Sabes que estás en navidades porque te encuentras mojando canelones y turrón del duro en la leche del desayuno. ¡Menudo hartón de comer, y lo que nos queda! He sobrevivido al 25 de diciembre, aunque ahora mis venas soportan un revestimiento de colesterol de 4cm de ancho (que sepas que ayer cené una ensalada para calmar mi sentimiento de culpabilidad, y si no fuera por los bombones que me comí después lo habría conseguido).
Me encanta el momento de los regalos, aunque tienes que someterte a un duro entrenamiento para mantener esa cara de alegría cuando abres el paquete de brillantes colores y dentro encuentras una sartén de segunda mano. “¡La de hacer tortillas de patatas, nena! Ahí no se te pegará NUNCA” y tú, con una gota de sudor frío cayendo de tu mejilla, compones una sonrisa y contestas que llevas toda tu vida esperando ese regalo (y ahora sabes quién es la alimaña zarrapastrosa que te lo ha hecho).
Y ahora aquí estoy, mojando distraídamente un langostino en la leche entre una montaña de papel de regalo, copas sucias, restos de comida de ayer y la dentadura postiza de mi abuela. Hoy vamos a comer a casa de la suegra, así que no me conviene ir con la tripa llena. Del langostino sólo me comeré los pelillos. Y un poco de turrón para acompañar, que si no es muy triste.
Igual que el 99% de la población, he hecho una firme promesa ante la bandeja de profiteroles. En enero voy a comenzar a ir al gimnasio. ¡En serio! Ya que lo estoy pagando desde tiempos inmemoriales y no voy lo justo es que al menos visite sus instalaciones para recordar dónde están los vestuarios. Y de paso quemar algo de grasa, ni que sea con el mechero.

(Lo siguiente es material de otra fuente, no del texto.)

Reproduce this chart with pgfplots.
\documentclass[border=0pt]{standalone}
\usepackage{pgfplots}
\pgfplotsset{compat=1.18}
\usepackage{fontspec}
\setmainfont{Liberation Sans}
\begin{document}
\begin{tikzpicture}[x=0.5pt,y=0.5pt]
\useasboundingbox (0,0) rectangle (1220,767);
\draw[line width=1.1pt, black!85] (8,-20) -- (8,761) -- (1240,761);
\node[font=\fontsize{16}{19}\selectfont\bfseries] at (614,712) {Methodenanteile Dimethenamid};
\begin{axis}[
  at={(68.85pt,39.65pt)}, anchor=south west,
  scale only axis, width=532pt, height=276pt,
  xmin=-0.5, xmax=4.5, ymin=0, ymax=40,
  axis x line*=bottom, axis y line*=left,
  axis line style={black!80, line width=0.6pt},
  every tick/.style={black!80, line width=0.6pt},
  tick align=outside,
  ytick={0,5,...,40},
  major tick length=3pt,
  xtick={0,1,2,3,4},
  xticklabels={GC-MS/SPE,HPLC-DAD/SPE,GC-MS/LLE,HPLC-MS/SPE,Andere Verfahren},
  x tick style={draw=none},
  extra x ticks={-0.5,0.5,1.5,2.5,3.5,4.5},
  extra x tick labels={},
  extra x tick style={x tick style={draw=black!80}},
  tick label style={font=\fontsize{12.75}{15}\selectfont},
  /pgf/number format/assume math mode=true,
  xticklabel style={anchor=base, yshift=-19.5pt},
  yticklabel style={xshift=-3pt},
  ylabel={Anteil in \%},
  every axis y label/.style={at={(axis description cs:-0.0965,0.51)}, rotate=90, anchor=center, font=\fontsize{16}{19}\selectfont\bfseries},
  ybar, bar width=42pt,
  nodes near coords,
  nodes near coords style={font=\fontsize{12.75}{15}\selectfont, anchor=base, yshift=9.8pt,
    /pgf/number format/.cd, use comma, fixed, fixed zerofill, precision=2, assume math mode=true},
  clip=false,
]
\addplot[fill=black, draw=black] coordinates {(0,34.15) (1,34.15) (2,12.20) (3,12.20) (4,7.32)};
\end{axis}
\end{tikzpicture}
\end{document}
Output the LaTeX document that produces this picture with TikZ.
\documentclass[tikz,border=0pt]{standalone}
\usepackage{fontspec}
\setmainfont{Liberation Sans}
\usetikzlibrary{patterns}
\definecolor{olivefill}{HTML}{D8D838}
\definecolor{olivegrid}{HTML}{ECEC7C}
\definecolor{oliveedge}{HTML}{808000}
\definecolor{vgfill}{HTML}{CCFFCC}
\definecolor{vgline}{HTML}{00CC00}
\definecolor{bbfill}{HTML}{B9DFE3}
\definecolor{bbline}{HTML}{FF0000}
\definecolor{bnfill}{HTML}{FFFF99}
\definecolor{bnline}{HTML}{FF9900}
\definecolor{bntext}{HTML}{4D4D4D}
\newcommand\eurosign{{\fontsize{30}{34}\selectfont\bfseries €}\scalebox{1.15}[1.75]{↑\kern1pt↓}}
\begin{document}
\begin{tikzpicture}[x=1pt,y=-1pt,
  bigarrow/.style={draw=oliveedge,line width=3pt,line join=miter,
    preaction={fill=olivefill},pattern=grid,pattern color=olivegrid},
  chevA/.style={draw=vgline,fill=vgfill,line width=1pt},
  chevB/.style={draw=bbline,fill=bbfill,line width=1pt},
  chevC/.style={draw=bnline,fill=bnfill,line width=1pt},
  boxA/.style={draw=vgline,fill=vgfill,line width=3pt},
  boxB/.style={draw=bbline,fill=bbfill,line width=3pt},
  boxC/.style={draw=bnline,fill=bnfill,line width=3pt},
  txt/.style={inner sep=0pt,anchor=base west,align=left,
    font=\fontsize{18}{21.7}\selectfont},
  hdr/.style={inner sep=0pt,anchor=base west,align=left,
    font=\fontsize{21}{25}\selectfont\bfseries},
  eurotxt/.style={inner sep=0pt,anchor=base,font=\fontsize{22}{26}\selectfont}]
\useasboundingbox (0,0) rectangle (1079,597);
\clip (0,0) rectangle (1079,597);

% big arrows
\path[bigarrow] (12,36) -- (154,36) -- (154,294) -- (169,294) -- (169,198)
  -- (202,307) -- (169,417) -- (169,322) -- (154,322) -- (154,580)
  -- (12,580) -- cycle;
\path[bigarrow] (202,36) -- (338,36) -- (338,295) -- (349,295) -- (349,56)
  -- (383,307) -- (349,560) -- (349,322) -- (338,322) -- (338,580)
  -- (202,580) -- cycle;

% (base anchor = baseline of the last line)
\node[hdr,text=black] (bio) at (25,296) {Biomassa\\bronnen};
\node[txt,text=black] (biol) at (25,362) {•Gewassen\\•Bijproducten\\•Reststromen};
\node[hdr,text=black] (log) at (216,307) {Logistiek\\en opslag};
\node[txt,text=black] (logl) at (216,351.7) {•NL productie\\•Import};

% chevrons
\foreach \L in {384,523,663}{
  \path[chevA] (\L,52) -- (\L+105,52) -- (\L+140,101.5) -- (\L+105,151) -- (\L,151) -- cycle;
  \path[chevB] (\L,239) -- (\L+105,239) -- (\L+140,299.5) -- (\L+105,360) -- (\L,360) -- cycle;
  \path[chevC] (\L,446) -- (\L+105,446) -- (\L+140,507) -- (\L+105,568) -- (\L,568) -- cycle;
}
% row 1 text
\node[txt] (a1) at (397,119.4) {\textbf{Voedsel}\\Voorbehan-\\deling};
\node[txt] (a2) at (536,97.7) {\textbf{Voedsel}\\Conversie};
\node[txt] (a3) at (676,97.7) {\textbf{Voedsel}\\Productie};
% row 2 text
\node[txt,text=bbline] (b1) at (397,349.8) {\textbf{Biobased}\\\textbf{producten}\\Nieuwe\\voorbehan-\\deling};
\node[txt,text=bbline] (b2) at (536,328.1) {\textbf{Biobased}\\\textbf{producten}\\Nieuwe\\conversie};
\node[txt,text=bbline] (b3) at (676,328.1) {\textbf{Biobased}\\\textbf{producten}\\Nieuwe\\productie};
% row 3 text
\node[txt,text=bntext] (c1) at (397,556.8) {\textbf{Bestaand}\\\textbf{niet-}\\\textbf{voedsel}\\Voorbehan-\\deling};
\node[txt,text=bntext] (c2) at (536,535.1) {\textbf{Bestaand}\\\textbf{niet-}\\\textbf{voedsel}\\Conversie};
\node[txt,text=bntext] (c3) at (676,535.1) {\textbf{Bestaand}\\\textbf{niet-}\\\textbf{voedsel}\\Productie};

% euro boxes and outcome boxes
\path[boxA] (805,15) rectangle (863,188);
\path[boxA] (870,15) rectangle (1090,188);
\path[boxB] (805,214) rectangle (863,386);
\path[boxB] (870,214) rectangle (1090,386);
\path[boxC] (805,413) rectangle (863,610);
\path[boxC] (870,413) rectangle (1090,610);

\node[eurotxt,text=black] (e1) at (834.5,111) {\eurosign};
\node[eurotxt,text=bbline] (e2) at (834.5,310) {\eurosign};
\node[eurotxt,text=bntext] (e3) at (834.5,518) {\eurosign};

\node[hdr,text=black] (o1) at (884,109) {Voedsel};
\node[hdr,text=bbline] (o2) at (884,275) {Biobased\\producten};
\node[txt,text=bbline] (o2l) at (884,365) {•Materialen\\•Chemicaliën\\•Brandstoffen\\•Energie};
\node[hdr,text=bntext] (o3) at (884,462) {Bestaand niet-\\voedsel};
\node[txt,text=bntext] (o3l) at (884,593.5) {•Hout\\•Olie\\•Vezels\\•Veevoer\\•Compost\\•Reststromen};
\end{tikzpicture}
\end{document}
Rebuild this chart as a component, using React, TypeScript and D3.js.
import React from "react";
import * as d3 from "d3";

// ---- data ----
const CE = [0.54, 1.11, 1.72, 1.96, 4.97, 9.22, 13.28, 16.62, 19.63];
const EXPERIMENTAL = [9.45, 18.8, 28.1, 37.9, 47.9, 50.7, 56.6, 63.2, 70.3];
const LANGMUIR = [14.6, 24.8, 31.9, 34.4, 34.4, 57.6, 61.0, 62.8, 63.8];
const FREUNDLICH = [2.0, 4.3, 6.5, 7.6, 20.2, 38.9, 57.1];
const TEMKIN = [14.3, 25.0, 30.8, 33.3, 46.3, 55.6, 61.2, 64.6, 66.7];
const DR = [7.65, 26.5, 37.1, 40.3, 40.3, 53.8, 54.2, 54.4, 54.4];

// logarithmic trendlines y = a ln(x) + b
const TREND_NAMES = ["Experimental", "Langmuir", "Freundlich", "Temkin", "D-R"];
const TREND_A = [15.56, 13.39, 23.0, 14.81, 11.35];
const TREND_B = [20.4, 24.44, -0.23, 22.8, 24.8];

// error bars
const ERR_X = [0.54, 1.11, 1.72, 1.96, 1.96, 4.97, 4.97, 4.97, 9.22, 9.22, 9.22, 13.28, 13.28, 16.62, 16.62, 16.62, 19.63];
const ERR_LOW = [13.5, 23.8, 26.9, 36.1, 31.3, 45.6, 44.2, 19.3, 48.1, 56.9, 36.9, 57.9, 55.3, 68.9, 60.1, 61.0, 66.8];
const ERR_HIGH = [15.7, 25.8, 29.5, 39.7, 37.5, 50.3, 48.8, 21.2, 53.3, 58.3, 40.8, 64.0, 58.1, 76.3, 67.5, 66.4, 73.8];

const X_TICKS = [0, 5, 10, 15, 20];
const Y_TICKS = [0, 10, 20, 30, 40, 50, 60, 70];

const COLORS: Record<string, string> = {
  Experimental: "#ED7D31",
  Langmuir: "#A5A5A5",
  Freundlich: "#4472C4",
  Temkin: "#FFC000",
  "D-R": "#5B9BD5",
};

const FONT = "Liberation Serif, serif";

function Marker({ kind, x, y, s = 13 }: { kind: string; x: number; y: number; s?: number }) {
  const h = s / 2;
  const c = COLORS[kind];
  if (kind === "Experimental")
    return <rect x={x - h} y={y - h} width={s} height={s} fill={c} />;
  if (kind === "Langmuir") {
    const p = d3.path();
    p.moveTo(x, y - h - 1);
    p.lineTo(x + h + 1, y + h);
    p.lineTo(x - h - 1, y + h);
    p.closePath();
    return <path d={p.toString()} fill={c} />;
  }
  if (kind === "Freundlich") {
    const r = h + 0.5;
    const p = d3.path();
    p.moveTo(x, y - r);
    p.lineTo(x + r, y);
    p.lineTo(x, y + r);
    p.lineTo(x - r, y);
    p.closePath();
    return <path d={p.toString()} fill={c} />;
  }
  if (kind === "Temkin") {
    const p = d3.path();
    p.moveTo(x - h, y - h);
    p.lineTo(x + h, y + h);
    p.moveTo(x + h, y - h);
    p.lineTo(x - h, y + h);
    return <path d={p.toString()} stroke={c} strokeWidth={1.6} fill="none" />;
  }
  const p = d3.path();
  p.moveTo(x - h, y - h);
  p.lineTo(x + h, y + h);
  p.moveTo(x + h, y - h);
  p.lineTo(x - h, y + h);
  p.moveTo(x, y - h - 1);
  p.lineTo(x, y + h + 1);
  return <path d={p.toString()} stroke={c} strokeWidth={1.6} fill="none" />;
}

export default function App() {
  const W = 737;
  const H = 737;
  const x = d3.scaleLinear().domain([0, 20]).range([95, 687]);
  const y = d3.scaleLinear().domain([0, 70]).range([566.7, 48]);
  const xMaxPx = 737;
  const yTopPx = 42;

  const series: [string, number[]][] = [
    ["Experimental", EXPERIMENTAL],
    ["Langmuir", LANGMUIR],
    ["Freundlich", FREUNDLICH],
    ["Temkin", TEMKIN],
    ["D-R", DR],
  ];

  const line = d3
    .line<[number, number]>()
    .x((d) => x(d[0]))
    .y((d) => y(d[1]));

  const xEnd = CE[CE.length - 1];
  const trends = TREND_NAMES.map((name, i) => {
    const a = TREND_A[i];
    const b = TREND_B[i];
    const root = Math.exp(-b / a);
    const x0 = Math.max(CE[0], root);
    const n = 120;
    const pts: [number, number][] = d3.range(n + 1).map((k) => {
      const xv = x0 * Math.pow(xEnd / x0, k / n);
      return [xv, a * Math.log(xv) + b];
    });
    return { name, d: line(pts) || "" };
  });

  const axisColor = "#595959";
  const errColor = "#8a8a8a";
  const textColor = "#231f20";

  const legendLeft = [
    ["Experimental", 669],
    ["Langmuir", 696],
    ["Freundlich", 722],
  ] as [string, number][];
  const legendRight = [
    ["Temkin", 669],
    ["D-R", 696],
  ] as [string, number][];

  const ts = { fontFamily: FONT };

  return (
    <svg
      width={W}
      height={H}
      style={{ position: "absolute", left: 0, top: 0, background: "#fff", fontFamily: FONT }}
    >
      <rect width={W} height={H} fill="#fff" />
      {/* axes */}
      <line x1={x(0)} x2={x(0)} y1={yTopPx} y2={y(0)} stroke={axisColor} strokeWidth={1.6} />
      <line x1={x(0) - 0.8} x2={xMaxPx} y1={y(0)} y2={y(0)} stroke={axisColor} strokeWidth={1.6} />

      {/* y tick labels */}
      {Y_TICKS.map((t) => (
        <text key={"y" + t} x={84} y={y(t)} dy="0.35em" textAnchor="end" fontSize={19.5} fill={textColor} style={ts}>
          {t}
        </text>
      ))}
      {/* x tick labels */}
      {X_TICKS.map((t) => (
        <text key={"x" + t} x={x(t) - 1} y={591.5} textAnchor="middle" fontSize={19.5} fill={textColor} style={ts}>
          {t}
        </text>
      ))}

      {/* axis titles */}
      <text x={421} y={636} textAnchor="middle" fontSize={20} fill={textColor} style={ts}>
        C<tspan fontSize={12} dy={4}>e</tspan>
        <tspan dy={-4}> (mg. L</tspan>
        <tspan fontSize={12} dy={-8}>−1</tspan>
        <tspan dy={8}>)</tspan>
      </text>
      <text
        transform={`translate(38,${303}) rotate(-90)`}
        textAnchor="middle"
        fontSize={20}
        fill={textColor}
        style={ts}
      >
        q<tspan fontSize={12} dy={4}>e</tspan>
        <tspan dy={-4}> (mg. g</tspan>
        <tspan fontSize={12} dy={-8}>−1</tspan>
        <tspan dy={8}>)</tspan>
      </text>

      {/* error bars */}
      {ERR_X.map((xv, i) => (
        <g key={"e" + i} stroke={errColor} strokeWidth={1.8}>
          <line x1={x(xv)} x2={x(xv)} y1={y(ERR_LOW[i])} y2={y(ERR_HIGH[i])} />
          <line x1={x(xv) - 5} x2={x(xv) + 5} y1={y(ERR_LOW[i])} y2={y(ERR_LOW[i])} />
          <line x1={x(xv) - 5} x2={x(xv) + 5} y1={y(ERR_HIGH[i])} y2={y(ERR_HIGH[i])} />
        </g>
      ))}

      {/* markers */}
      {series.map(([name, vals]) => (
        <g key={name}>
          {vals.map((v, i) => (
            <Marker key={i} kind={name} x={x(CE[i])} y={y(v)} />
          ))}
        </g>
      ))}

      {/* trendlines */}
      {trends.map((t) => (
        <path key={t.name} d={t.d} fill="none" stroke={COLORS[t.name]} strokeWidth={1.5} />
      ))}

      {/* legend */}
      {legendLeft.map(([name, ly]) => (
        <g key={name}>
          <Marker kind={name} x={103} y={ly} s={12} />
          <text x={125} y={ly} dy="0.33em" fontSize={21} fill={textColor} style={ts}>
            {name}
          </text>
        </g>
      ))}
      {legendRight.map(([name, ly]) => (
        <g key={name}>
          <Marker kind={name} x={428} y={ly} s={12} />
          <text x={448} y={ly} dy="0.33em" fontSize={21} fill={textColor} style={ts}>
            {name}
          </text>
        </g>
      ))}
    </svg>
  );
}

Y pasando a temas más serios, me han dicho en la imprenta que es posible que el 31 de diciembre tenga ya mi novelita impresa, encuadernada y dedicada por la mujer de la limpieza. Como es Navidad no quiero perder la esperanza, así que… ¡Ánimo, que ya falta muy poco para disfrutar de “Al otro lado de las llamas” en papel!